Over the past 10 weeks, our team has been hard at work exploring these questions. At Metis, our focus to date has been on Fellows and the growth of their leadership and ventures. We deeply believe that collective leadership is an essential lever for improving learning outcomes for students. But what are the outcomes towards which we collectively strive? What is our shared vision for education? Who gets to decide? Our Collective enjoyed the process of co-creating this vision with youth, caregivers, policymakers, and practitioners, situating it within our local context, and thinking about how we can each orient our efforts towards shared outcomes.
Through a design-thinking inspired approach and conversations with ~120 people across the education ecosystem, from educators to learners to parents to community members to funders to partners, Metis has co-created a vision for these requisite skills and mindsets that will serve as our North Star, orienting our work and all we do. These internal skills and mindsets are supplemented by external factors that have been flagged as critical to enabling the inculcation and strengthening of these skills and mindsets.
How did we do it?
We created outlines for workshops and conversations designed to source large amounts of raw data. We deliberately designed questions to be creative and open-ended, to optimise for accuracy in the stories we heard. An example of this was asking participants to draw pictures before and after they saw a positive change in a learner. When conducting these workshops and conversations, we aimed to solve for the diversity of participants, which took us to locations around Kenya like Kibera, Magadi, and Mombasa, as well as to virtual rooms with leading education thinkers relevant to Metis.

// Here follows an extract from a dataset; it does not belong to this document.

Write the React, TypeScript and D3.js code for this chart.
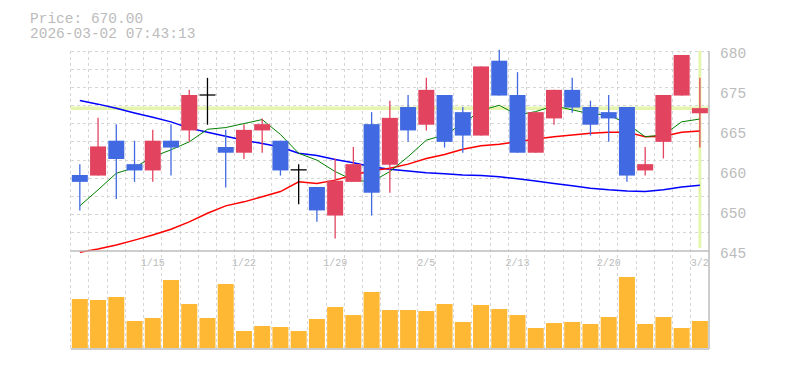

We designed these conversations to be inclusive of all voices who’re affected by education because we strongly believe that learners’ and caregivers’ input is just as important as that of education experts.
Then came codifying this output. We typed up all the raw output that we solicited from the first stage and analysed each piece of text critically. For each distinct piece of text, we identified as many themes as we possibly could, distinguishing between internal (e.g., confidence, problem-solving, community-centred) and external (e.g., safe space, access to resources) themes. This resulted in an output of ~35 internal themes and ~25 external themes.
We next focused on grouping related themes. For each theme, we evaluated it against every other theme to ask ourselves if they were related. We also counted how many times each theme came up as a way to guide prioritisation. Using both these steps, we then identified five major internal themes (chosen by priority and encompassing related ‘smaller’ themes) and four major external themes. As we did this, we also ensured that our themes complemented frameworks such as Kenya’s CBC–think of the double helix of a DNA strand that’s connected.
In parallel, as we worked to identify these themes, i.e., relevant skills and mindsets, we realised that communicating these would need to be supplemented with further storytelling from within our Collective. We, therefore, designed open-ended questions to allow Fellows and alumni to tell stories around these themes–how did their programmes and organisations work on these skills and mindsets, and what examples did they have of learners displaying these?
Once our themes were finalised, we then set out to source these stories so that we could capture what our North Star was–not just defining the important skills and mindsets, but bolstering these definitions with stories sourced from our community.